Cameron's maternal grandfather was murdered when his mother was 19, at the family home in Baltimore. There is currently a documentary being made about the killing and how it shaped the lives of Cameron's 13 aunts and uncles.

==="An Open Letter"===

On June 27, 2007 Cameron wrote a post "An Open Letter To Rafael Chaves," asking Mariners pitching coach Rafael Chaves to tell pitcher Felix Hernandez to throw fewer fastballs: "Take over control of the pitch selection to start the game. Make Felix throw a change-up or a curve ball to the first batter. Throw a first pitch slider in the first inning." This letter eventually was passed along by a fan to Chaves, who had previously been attempting to make the same point to Hernandez and used the letter as reinforcement.

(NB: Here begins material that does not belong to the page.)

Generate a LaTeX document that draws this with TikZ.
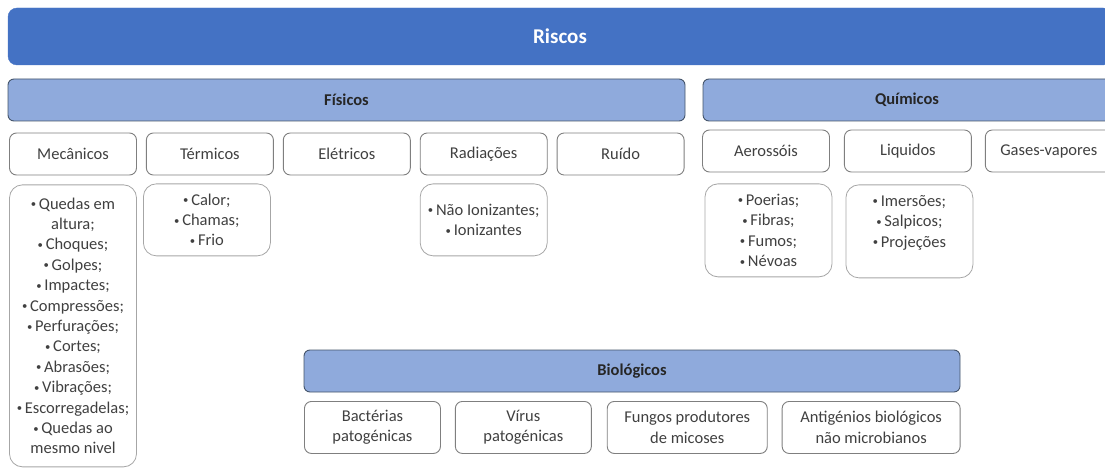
\documentclass[tikz,border=0pt]{standalone}
\usepackage{fontspec}
\setmainfont{Carlito}
\usepackage{tikz}
\usetikzlibrary{positioning}
\definecolor{riscoblue}{HTML}{4472C4}
\definecolor{barblue}{HTML}{8FAADC}
\definecolor{barline}{HTML}{44546A}
\definecolor{boxline}{HTML}{7F7F7F}
\definecolor{listline}{HTML}{A6A6A6}
\definecolor{txtgray}{HTML}{404040}
\tikzset{
	main bar/.style={rectangle,rounded corners=9pt,fill=riscoblue,draw=riscoblue,text=white,
		font=\fontsize{21}{25}\selectfont\bfseries,inner sep=0pt,minimum height=57pt},
	group bar/.style={rectangle,rounded corners=6pt,fill=barblue,draw=barline,line width=0.9pt,
		text=black!85,font=\fontsize{16.5}{20}\selectfont\bfseries,inner sep=0pt,minimum height=42pt},
	cat node/.style={rectangle,rounded corners=7pt,draw=boxline,line width=0.9pt,fill=white,
		text=txtgray,font=\fontsize{16.5}{20.4}\selectfont,align=center,inner sep=0pt,
		minimum width=127pt,minimum height=42pt},
	list node/.style={rectangle,rounded corners=13pt,draw=listline,line width=0.8pt,
		text=txtgray,font=\fontsize{16.5}{20.4}\selectfont,align=center,inner sep=0pt,
		minimum width=127pt},
	bio node/.style={cat node,minimum height=52pt}
}
\newcommand{\bul}{\raisebox{1.5pt}{\scalebox{0.65}{\textbullet}}\,}

\begin{document}
\begin{tikzpicture}[x=1pt,y=-1pt]
	\useasboundingbox (0,0) rectangle (1105,468);
	\clip (0,0) rectangle (1105,468);
	\node [main bar,minimum width=1104pt] (riscos) at (560,36.5) {Riscos};
	\node [group bar,minimum width=677pt] (fisicos) at (346.5,100) {Físicos};
	\node [group bar,minimum width=408pt] (quimicos) at (907,100) {Químicos};
	% fisicos
	\node [cat node] (mec) at (73,154) {Mecânicos};
	\node [cat node,right=9pt of mec] (ter) {Térmicos};
	\node [cat node,right=9pt of ter] (ele) {Elétricos};
	\node [cat node,right=9pt of ele] (rad) {Radiações};
	\node [cat node,right=9pt of rad] (rui) {Ruído};
	\node [list node,minimum height=282pt,below=9pt of mec] (mecl)
		{\bul Quedas em\\altura;\\\bul Choques;\\\bul Golpes;\\\bul Impactes;\\\bul Compressões;\\
		\bul Perfurações;\\\bul Cortes;\\\bul Abrasões;\\\bul Vibrações;\\\bul Escorregadelas;\\
		\bul Quedas ao\\mesmo nivel};
	\node [list node,minimum height=72pt,below=8pt of ter,xshift=-3pt] (terl)
		{\bul Calor;\\\bul Chamas;\\\bul Frio};
	\node [list node,minimum height=72pt,below=8pt of rad] (radl)
		{\bul Não Ionizantes;\\\bul Ionizantes};
	% quimicos
	\node [cat node] (aer) at (766,151) {Aerossóis};
	\node [cat node,right=14pt of aer] (liq) {Liquidos};
	\node [cat node,right=13pt of liq] (gas) {Gases-vapores};
	\node [list node,minimum height=93pt,below=11pt of aer,xshift=2.5pt] (aerl)
		{\bul Poerias;\\\bul Fibras;\\\bul Fumos;\\\bul Névoas};
	\node [list node,minimum height=93pt,below=12pt of liq,xshift=1.5pt] (liql)
		{\bul Imersões;\\\bul Salpicos;\\\bul Projeções\\~};
	% biologicos
	\node [group bar,minimum width=656pt] (bio) at (632,371) {Biológicos};
	\node [bio node,minimum width=136pt,anchor=north west] (bac) at (304,401) {Bactérias\\patogénicas};
	\node [bio node,minimum width=136pt,right=14pt of bac] (vir) {Vírus\\patogénicas};
	\node [bio node,minimum width=160pt,right=15pt of vir] (fun) {Fungos produtores\\de micoses};
	\node [bio node,minimum width=178pt,right=14pt of fun] (ant) {Antigénios biológicos\\não microbianos};
\end{tikzpicture}
\end{document}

Hernandez changed his pitching approach the next game saying: "On the internet, they say when I throw a lot of fastballs in the first inning, they score a lot of runs. I tried to mix all my pitches in the first inning."

===San Diego Padres===

On January 10, 2018 it was reported Cameron would join the San Diego Padres. His role would be senior analyst in the organization's research and development department. Cameron left the Padres organization following the 2021 season.

===Seattle Mariners===

After leaving the Padres, Cameron took a consulting job with the Mariners. After the 2022 season, he was promoted to senior director of player procurement.

==Baseball writing==
Cameron was the managing editor of FanGraphs. Along with Derek Zumsteg, Cameron created the Seattle Mariners blog U.S.S. Mariner. He also previously wrote for ESPN, The Wall Street Journal, and Baseball Prospectus.

Among other topics he has contributed sabermetric research on home run/fly ball rate, correlations between velocity and strikeout rates, the general evaluation of pitcher talent, defensive evaluation, and roster construction strategies.